- **The records**
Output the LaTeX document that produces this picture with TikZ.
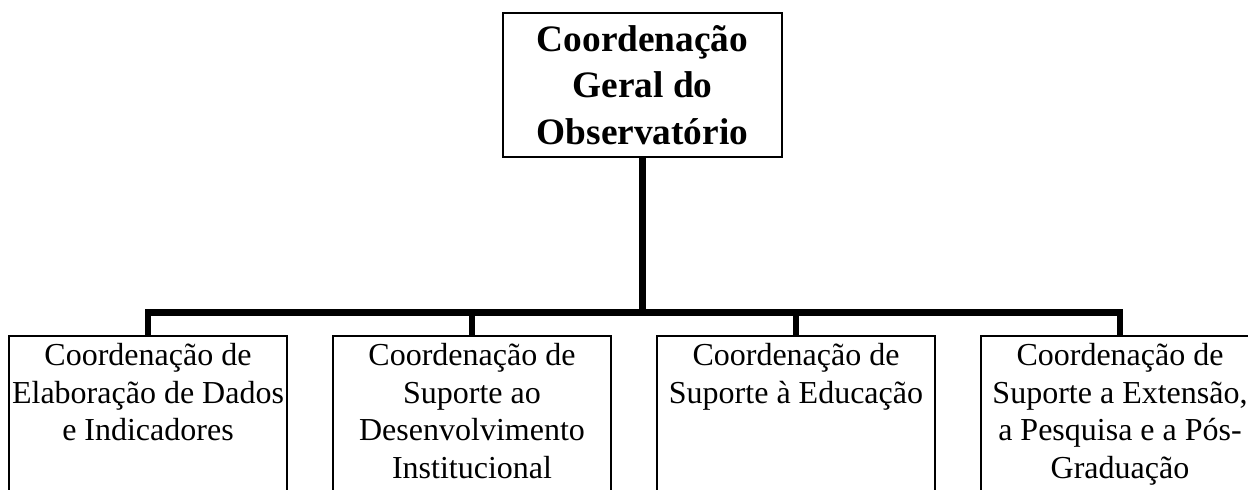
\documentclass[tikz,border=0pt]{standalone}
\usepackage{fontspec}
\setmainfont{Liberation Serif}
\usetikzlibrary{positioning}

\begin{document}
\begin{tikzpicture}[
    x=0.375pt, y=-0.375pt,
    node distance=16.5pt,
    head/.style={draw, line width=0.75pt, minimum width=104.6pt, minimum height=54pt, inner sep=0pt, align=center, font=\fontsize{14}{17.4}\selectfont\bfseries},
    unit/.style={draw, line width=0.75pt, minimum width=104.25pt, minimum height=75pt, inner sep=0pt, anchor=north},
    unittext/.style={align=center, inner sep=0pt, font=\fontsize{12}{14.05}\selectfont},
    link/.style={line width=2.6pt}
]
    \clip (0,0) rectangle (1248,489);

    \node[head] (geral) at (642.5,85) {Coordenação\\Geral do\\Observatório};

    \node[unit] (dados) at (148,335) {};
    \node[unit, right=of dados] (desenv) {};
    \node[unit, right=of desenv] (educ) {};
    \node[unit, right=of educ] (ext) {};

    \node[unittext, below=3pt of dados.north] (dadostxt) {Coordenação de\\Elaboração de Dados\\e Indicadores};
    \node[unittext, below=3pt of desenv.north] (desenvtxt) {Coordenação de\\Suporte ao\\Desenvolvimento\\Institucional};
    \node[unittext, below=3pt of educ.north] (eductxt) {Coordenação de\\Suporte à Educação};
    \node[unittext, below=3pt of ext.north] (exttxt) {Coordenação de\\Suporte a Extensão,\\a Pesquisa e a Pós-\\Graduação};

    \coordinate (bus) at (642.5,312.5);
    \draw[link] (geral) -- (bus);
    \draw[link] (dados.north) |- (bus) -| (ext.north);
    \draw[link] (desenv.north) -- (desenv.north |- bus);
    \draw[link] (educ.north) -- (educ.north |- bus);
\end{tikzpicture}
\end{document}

* * *

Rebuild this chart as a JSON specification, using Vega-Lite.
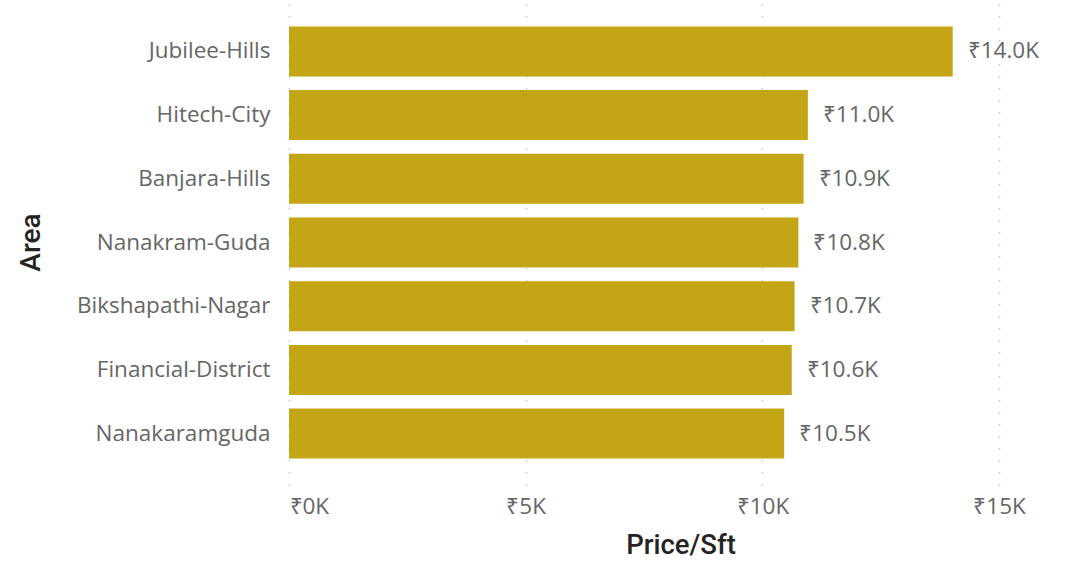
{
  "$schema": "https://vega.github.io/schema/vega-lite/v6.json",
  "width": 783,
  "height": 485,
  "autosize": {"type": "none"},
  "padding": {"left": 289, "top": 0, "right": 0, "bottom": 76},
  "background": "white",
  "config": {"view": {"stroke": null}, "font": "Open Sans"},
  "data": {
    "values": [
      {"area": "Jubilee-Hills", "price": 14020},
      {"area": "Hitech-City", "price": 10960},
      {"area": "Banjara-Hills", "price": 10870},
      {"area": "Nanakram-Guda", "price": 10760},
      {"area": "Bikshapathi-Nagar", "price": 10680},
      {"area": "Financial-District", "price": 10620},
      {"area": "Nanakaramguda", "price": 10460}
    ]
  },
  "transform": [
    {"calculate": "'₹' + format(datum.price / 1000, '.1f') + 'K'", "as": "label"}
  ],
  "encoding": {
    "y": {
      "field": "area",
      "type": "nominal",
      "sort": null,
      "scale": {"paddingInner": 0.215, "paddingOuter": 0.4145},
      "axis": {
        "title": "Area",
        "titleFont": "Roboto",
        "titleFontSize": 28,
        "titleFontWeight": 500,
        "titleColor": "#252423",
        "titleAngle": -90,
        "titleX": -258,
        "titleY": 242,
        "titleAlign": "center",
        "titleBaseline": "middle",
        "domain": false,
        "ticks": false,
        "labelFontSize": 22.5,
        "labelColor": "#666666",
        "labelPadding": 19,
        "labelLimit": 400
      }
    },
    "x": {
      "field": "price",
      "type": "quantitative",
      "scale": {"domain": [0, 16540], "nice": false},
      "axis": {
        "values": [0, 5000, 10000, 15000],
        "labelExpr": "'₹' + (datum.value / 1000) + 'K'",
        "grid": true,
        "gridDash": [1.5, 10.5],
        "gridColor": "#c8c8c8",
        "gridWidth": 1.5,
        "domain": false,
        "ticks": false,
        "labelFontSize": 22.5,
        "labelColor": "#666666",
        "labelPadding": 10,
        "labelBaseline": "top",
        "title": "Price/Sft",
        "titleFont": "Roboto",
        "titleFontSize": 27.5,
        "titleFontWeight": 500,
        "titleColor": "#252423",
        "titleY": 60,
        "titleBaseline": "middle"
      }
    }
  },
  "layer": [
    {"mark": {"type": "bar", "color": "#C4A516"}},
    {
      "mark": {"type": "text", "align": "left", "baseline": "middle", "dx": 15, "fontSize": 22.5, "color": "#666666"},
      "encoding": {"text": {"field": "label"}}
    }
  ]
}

- **Aim**
Give again, exactly as written, only the lines that start at the one with "Output the LaTeX" and end at the one with "right=of educ] (ext)", both included. Skip any pictures.

- **Finished task**
Output the LaTeX document that produces this picture with TikZ.
\documentclass[tikz,border=0pt]{standalone}
\usepackage{fontspec}
\setmainfont{Liberation Serif}
\usetikzlibrary{positioning}

\begin{document}
\begin{tikzpicture}[
    x=0.375pt, y=-0.375pt,
    node distance=16.5pt,
    head/.style={draw, line width=0.75pt, minimum width=104.6pt, minimum height=54pt, inner sep=0pt, align=center, font=\fontsize{14}{17.4}\selectfont\bfseries},
    unit/.style={draw, line width=0.75pt, minimum width=104.25pt, minimum height=75pt, inner sep=0pt, anchor=north},
    unittext/.style={align=center, inner sep=0pt, font=\fontsize{12}{14.05}\selectfont},
    link/.style={line width=2.6pt}
]
    \clip (0,0) rectangle (1248,489);

    \node[head] (geral) at (642.5,85) {Coordenação\\Geral do\\Observatório};

    \node[unit] (dados) at (148,335) {};
    \node[unit, right=of dados] (desenv) {};
    \node[unit, right=of desenv] (educ) {};
    \node[unit, right=of educ] (ext) {};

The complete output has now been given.